The film features an ensemble cast, including J. D. Chakravarthy, Chinna, Jayasudha, Renuka Shahane, Surabhi, Paresh Rawal, and Brahmanandam, who reprised their roles from the previous film. Jagapathi Babu, Urmila Matondkar, and others appear in cameo roles, reprising their roles from Gaayam (1993), also directed by Ram Gopal Varma.

==Music==

The music for the film was composed by Sri, with lyrics written by Sirivennela Sitarama Sastry. The soundtrack was released by VMG Cassettes.
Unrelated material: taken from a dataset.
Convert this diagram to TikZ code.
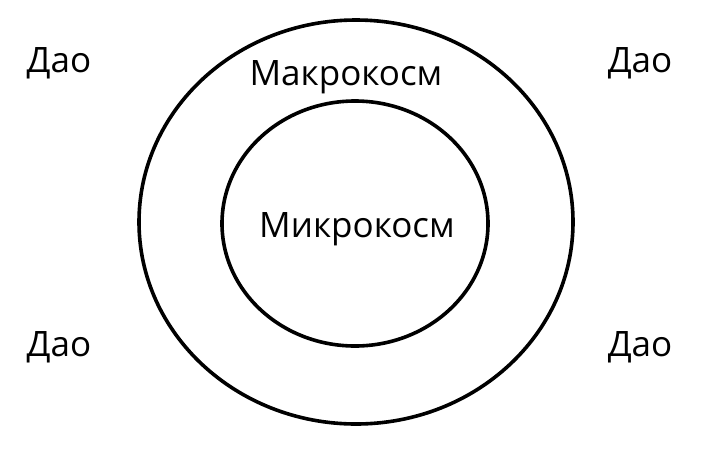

Notably, the song "Paadu Kaburu Vinagaane" served as a parody of "Gundello Dhada Dhada" from Antham (1992).

| No. | Title | Singer(s) | Length |
|---|---|---|---|
| 1. | "Aarukotla Andhrulu" | S. P. Balasubrahmanyam | 4:21 |
| 2. | "Em Kompa" | Mano | 3:26 |
| 3. | "What A Pity" | J. D. Chakravarthy, Ram Chakravarthy, Chitra | 4:21 |
| 4. | "Left & Right" | Ram Chakravarthy, Radhika | 3:57 |
| 5. | "Ooru Vaada" | Ram Chakravarthy, Mano, Chitra, Radhika, Swarnalatha | 4:46 |
| Total length: |  |  | 20:51 |

== Reception ==
Money Money was a success at the box office.

== Sequel ==
A sequel titled Money Money, More Money, directed by J. D. Chakravarthy, was released in 2011. J. D. Chakravarthy and Brahmanandam reprise their roles as Chakri and Khan Dada, respectively. It is a remake of the 2006 Hindi film Darwaza Bandh Rakho, also directed by Chakravarthy. However, some observers consider it more of a standalone film, with only a few scenes featuring Brahmanandam and Chakravarthy that establish a connection to the earlier Money films.